以上二則故事,一則是說婦人沒有謙卑本份之心,處處羨人富慕人貴,嫌人貧惡人賤,落得世人嘲笑之下場;另一則,是道那婦人長著一顆偏心,維護一方打擊一方,順我者揚,逆我者抑,不顧是非而倚偏好論短長,導致多行不義必自斃,既傷了人又害了己的可悲可歎之結局。塵世即因果,困果造塵世。塵世間的一切,皆是有因有果,來往反複,成也罷,敗也好,名利得失,沒有永恒不變的。我鄉下有俗語:“三十年河東,三十年河西”,莫言先生論陳忠實小說《白鹿原》要義,為:“翻烙餅”,即道明了曆史實乃“翻烙餅”,一會兒這幫人升,一會兒那幫降人之實事。

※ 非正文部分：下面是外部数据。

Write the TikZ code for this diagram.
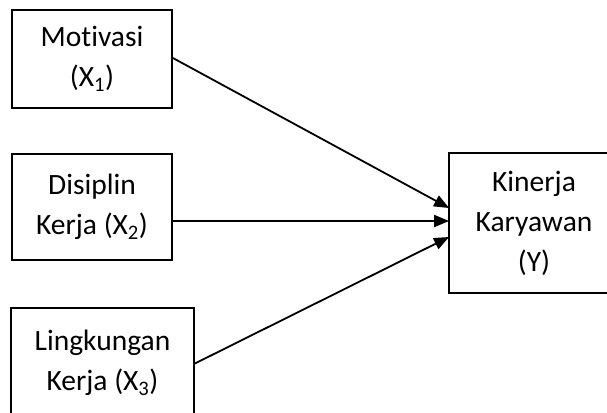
\documentclass[tikz,border=0pt]{standalone}
\usepackage{fontspec}
\setmainfont{Carlito}[Ligatures=NoCommon]
\usetikzlibrary{arrows.meta}
\begin{document}
\begin{tikzpicture}[x=1pt,y=-1pt,
  box/.style={draw=black,line width=1.8pt,align=center,inner sep=0pt,
    font=\fontsize{29.5}{40}\selectfont},
  boxline/.style={draw=black,line width=1.8pt},
  conn/.style={line width=1.8pt,-{Triangle[length=15pt,width=12pt]}}]
\useasboundingbox (0,0) rectangle (607,412);
\clip (0,0) rectangle (607,412);
\fill[white] (0,0) rectangle (607,412);
\node[box,minimum width=160pt,minimum height=98pt] (b1) at (92,59) {Motivasi\\(X\textsubscript{1})};
\node[box,minimum width=160pt,minimum height=106pt] (b2) at (92,207) {Disiplin\\Kerja (X\textsubscript{2})};
\node[box,draw=none,minimum width=181pt,minimum height=108pt] (b3) at (102.5,363) {Lingkungan\\Kerja (X\textsubscript{3})};
\draw[boxline] ([yshift=-30pt]b3.south west) -- (b3.north west) -- (b3.north east) -- ([yshift=-30pt]b3.south east);
\node[box,draw=none,minimum width=168pt,minimum height=138pt] (b4) at (534,223) {Kinerja\\Karyawan\\(Y)};
\draw[boxline] ([xshift=40pt]b4.north east) -- (b4.north west) -- (b4.south west) -- ([xshift=40pt]b4.south east);
\draw[conn] ([yshift=1pt]b1.east) -- ([yshift=15pt]b4.west);
\draw[conn] ([yshift=-14pt]b2.east) -- ([yshift=2pt]b4.west);
\draw[conn] ([yshift=-1pt]b3.east) -- ([yshift=-14pt]b4.west);
\end{tikzpicture}
\end{document}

可,就有一些人,識不明,看不破,言必誇富,行必鄙賤,對低層民眾沒有敬畏之心,卻滿腹不屑之意,孰不知“小民從來不可輕”,“水能載舟也能覆舟”啊!

 

其實,這世上本無高貴者,更無低賤人,人與人在靈魂上,為人的尊嚴上,完全一樣平等。

我們對人的態度,也應是一視同仁,不可因自身偏好而顧此失彼,論人短長。這世間之人,在我看來,皆為是非人,沒有好壞之分。好壞,隻是某人站在自身價值觀對他人的評定,而非客觀實事。而是與非,則是多數人對某人某一事在某一段曆史時期的認定,在其時還是有可信度的。人與人,在世上,在身外之物上,一時一處的“差距”,隻是在生存的路上,有些人因著種種原因,一時顯得物質富足一些,頗顯“高貴”起來。其實,最高貴的靈魂與情感,往往是在底層民間。上層人物生活浮華,多沒有高貴的情感。古今中外的小說,多有言及,我就不舉例了。要我說,那些真正高貴的人,往往是為人類進步與文明做起積極貢獻的人,是惠及普羅大眾的人!

 

中國古人講,一個人為人處世,須嚼得菜根香,便是講人的性情,須要修煉到苦中作樂,波瀾不驚的地步,方可雷霆不驚,從容自信,百事可為。沈從文先生講,做小說決竅是“耐煩”。其實,這“耐煩”二字,何嚐不是作人之須要呢,當然是。我們要耐得煩,才可傾聽不幸者的心聲,家人的嘮叨,與世間的喧囂。也惟有耐煩,才能真正去深味這人間世間的蒼涼與欣喜,嚐到人生的百般滋味,從而活得充實自信又滿足。當然,一個人的性情有一部分是遺傳的,但更多還是,後天修養。性情不好,容易偏激,出口往往是大言惡語,傷害別人於不顧,雖然看起來頗得意與自信,其內心底裏暴露出來的,卻是虛弱。中醫稱之為,“狂躁症”。血海,比較大的人,也表現自信,甚至到自傲或狂傲地步。這些人,言談舉止,誇張激情,表現出來頗是自信,其實,也可能是病態了。真正的自信,是一種態度,平穩厚重的態度,其心理素質是平和衝淡,自然從容的。

 

2016年2月18日星期四,磨硯齋。